Manouvres, (Marine) On appelle ainsi en général toutes les cordes qui servent à faire mouvoir les vergues & les voiles, & à tenir les mâts.

On distingue les manœuvres en manœuvres coulantes ou courantes, & manœuvres dormantes.

Mamœuvres courantes, sont celles qui passent sur des poulies, comme les bras, les bousines, &c. & qui servent à manœuvrer le vaisseau à tout moment.

Manœuvres dormantes, sont les cordages fixes, comme l’itaque, les haubans, les galoubans, les étais, &c. qui ne passent pas par des poulies, ou qui ne se manœuvrent que rarement.

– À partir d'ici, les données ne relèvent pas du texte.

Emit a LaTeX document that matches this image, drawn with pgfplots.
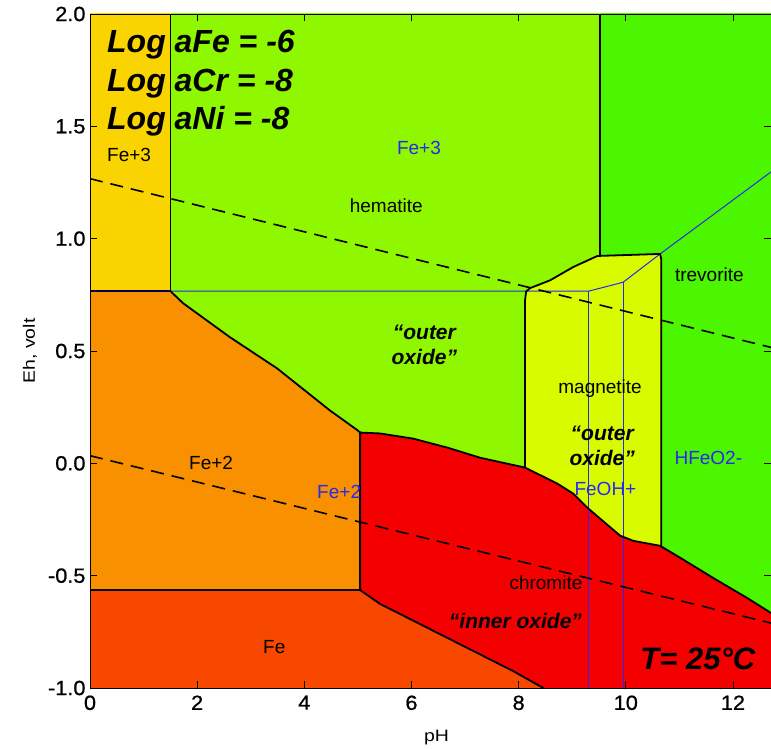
\documentclass[border=0pt]{standalone}
\usepackage{pgfplots}
\pgfplotsset{compat=1.18}
\usepackage{fontspec}
\setmainfont{Liberation Sans}
\newfontfamily\tickfont[FakeStretch=1.06, FakeBold=0.8]{Liberation Sans}
\newfontfamily\labfont[FakeStretch=1.18]{Liberation Sans}
\definecolor{cfe3}{RGB}{250,212,0}
\definecolor{chem}{RGB}{143,248,0}
\definecolor{ctrev}{RGB}{76,245,0}
\definecolor{cmag}{RGB}{216,251,0}
\definecolor{cfe2}{RGB}{249,144,0}
\definecolor{cfe}{RGB}{248,72,0}
\definecolor{cred}{RGB}{245,0,0}
\definecolor{cblue}{RGB}{40,40,240}
\begin{document}
\begin{tikzpicture}
\begin{axis}[
  at={(0,0)}, anchor=south west,
  scale only axis, width=681pt, height=674pt,
  xmin=0, xmax=12.71, ymin=-1, ymax=2,
  xtick={0,2,4,6,8,10,12},
  ytick={-1,-0.5,0,0.5,1,1.5,2},
  yticklabels={-1.0,-0.5,0.0,0.5,1.0,1.5,2.0},
  xticklabels={0,2,4,6,8,10,12},
  tick align=inside, major tick length=7pt,
  axis on top,
  axis line style={black, line width=0.6pt},
  tick style={black, line width=0.8pt},
  tick label style={font=\tickfont\fontsize{20.5}{20.5}\selectfont},
  xticklabel style={yshift=-4pt},
  yticklabel style={xshift=-1pt},
  xlabel={pH}, ylabel={Eh, volt},
  label style={font=\labfont\fontsize{16.5}{16.5}\selectfont},
  xlabel style={at={(axis description cs:0.5,0)}, anchor=center, yshift=-50pt, xshift=6pt},
  ylabel style={at={(axis description cs:0,0.5)}, anchor=center, yshift=60pt},
]
% background: trevorite
\addplot[draw=none, fill=ctrev] coordinates {(-1,-2) (14,-2) (14,3) (-1,3)};
% hematite
\addplot[draw=none, fill=chem] coordinates {(1.503,2.1) (9.52,2.1) (9.52,0.924) (9.02,0.874) (8.59,0.815) (8.215,0.78) (8.12,0.726) (8.12,-1.1) (1.503,-1.1)};
% Fe+3
\addplot[draw=none, fill=cfe3] coordinates {(-0.1,0.766) (1.503,0.766) (1.503,2.1) (-0.1,2.1)};
% Fe+2
\addplot[draw=none, fill=cfe2] coordinates {(-0.1,0.766) (1.503,0.766) (1.736,0.713) (2.614,0.561) (3.49,0.423) (4.48,0.235) (5.00,0.146) (5.041,0.137) (5.041,-0.564) (-0.1,-0.564)};
% Fe
\addplot[draw=none, fill=cfe] coordinates {(-0.1,-0.564) (5.041,-0.564) (5.414,-0.626) (5.79,-0.671) (6.72,-0.783) (7.90,-0.925) (8.46,-1.0) (8.5,-1.1) (-0.1,-1.1)};
% chromite (red)
\addplot[draw=none, fill=cred] coordinates {(5.041,0.137) (5.414,0.133) (6.03,0.110) (6.67,0.070) (7.28,0.025) (8.12,-0.019) (8.72,-0.090) (9.02,-0.135) (9.28,-0.197) (9.52,-0.246) (9.895,-0.322) (10.14,-0.345) (10.64,-0.367) (11.02,-0.421) (11.63,-0.510) (12.27,-0.600) (12.71,-0.666) (13,-0.7) (13,-1.1) (8.5,-1.1) (8.46,-1.0) (7.90,-0.925) (6.72,-0.783) (5.79,-0.671) (5.414,-0.626) (5.041,-0.564)};
% magnetite
\addplot[draw=none, fill=cmag] coordinates {(8.12,-0.019) (8.12,0.726) (8.14,0.765) (8.215,0.78) (8.59,0.815) (9.02,0.874) (9.47,0.923) (10.64,0.932) (10.66,0.91) (10.66,-0.367) (10.64,-0.367) (10.14,-0.345) (9.895,-0.322) (9.52,-0.246) (9.28,-0.197) (9.02,-0.135) (8.72,-0.090) (8.12,-0.019)};
% blue lines
\addplot[cblue, line width=1pt] coordinates {(1.503,0.766) (9.30,0.766) (9.95,0.806) (10.64,0.932) (12.71,1.297)};
\addplot[cblue, line width=1pt] coordinates {(9.30,0.766) (9.30,-1)};
\addplot[cblue, line width=1pt] coordinates {(9.95,0.806) (9.95,-1)};
% black boundaries
\addplot[black, line width=1.8pt] coordinates {(1.503,2) (1.503,0.766)};
\addplot[black!70!blue, line width=1.8pt] coordinates {(0,0.766) (1.503,0.766)};
\addplot[black, line width=1.8pt, line join=round] coordinates {(1.503,0.766) (1.736,0.713) (2.614,0.561) (3.49,0.423) (4.48,0.235) (5.00,0.146) (5.041,0.137) (5.041,-0.564) (0,-0.564)};
\addplot[black, line width=1.8pt, line join=round] coordinates {(5.041,-0.564) (5.414,-0.626) (5.79,-0.671) (6.72,-0.783) (7.90,-0.925) (8.46,-1.0)};
\addplot[black, line width=1.8pt, line join=round] coordinates {(5.041,0.137) (5.414,0.133) (6.03,0.110) (6.67,0.070) (7.28,0.025) (8.12,-0.019) (8.72,-0.090) (9.02,-0.135) (9.28,-0.197) (9.52,-0.246) (9.895,-0.322) (10.14,-0.345) (10.64,-0.367) (11.02,-0.421) (11.63,-0.510) (12.27,-0.600) (12.71,-0.666)};
\addplot[black, line width=1.8pt] coordinates {(9.52,2) (9.52,0.924)};
\addplot[black, line width=1.8pt, line join=round] coordinates {(8.12,-0.019) (8.12,0.726) (8.14,0.765) (8.215,0.78) (8.59,0.815) (9.02,0.874) (9.47,0.923) (10.64,0.932) (10.66,0.91) (10.66,-0.367)};
% water lines
\addplot[black, line width=1.6pt, dash pattern=on 13pt off 8pt] coordinates {(0,1.267) (12.71,0.516)};
\addplot[black, line width=1.6pt, dash pattern=on 13pt off 8pt] coordinates {(0,0.034) (12.71,-0.711)};
% texts
\begin{scope}[every node/.style={font=\fontsize{32}{32}\selectfont\bfseries\itshape, anchor=base west, inner sep=0pt}]
\node at (axis cs:0.317,1.829) {Log aFe = -6};
\node at (axis cs:0.317,1.655) {Log aCr = -8};
\node at (axis cs:0.317,1.485) {Log aNi = -8};
\node[font=\fontsize{31}{31}\selectfont\bfseries\itshape] at (axis cs:10.27,-0.917) {T= 25°C};
\end{scope}
\begin{scope}[every node/.style={font=\fontsize{19}{19}\selectfont, inner sep=0pt}]
\node at (axis cs:0.73,1.374) {Fe+3};
\node[text=cblue] at (axis cs:6.14,1.405) {Fe+3};
\node at (axis cs:5.53,1.146) {hematite};
\node at (axis cs:11.56,0.838) {trevorite};
\node at (axis cs:9.52,0.333) {magnetite};
\node[text=cblue] at (axis cs:11.54,0.025) {HFeO2-};
\node[text=cblue] at (axis cs:9.62,-0.113) {FeOH+};
\node at (axis cs:2.26,0.0) {Fe+2};
\node[text=cblue] at (axis cs:4.65,-0.126) {Fe+2};
\node at (axis cs:3.44,-0.818) {Fe};
\node at (axis cs:8.51,-0.533) {chromite};
\end{scope}
\begin{scope}[every node/.style={font=\fontsize{21}{25}\selectfont\bfseries\itshape, inner sep=0pt, align=center}]
\node at (axis cs:6.24,0.525) {“outer\\oxide”};
\node at (axis cs:9.56,0.079) {“outer\\oxide”};
\node at (axis cs:7.94,-0.702) {“inner oxide”};
\end{scope}
\end{axis}
\pgfresetboundingbox
\path[use as bounding box] (-90pt,-60pt) rectangle (681pt,688pt);
\end{tikzpicture}
\end{document}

Manœuvres à queue de rat qui vont en diminuant, & qui par conséquent sont moins garnies de cordon vers le bout, que dans toute leur longueur.

Manœuvres en bande, manœuvres qui n’étant ni tenues, ni amarées, ne travaillent pas.

Manœuvres majors, ce sont les gros cordages, tels que les cables, les haussieres, les étais, les grelins, &c.

Manœuvres passées à contre, manœuvres qui sont passées de l’arriere du vaisseau à l’avant, comme celle du mat d’artimon.

Manœuvres passées à tour, manœuvres passées de l’avant du vaisseau à l’arriere, comme les cordages du grand mât & ceux des mâts de beaupré & de misaine. Voyez Pl. I. de la Marine, le dessein d’un vaisseau du premier rang avec ses mâts, vergues & cordages, &c.

Manœuvre, (Marine.) c’est le service des matelots, & l’usage que l’on fait de tous les cordages pour faire mouvoir le vaisseau.

Manœuvre basse, manœuvre qu’on peut faire de dessus le pont.

Manœuvre haute, qui se fait de dessus les hunes, les vergues & les cordages.

Manœuvre grosse, c’est le travail qu’on fait pour embarquer les cables & les canons, & pour mettre les ancres à leur place.

Manœuvre hardie, manœuvre périlleuse & difficile.

Manœuvre fine, c’est une manœuvre prompte & délicate.

Manœuvre tortue, c’est une mauvaise manœuvre.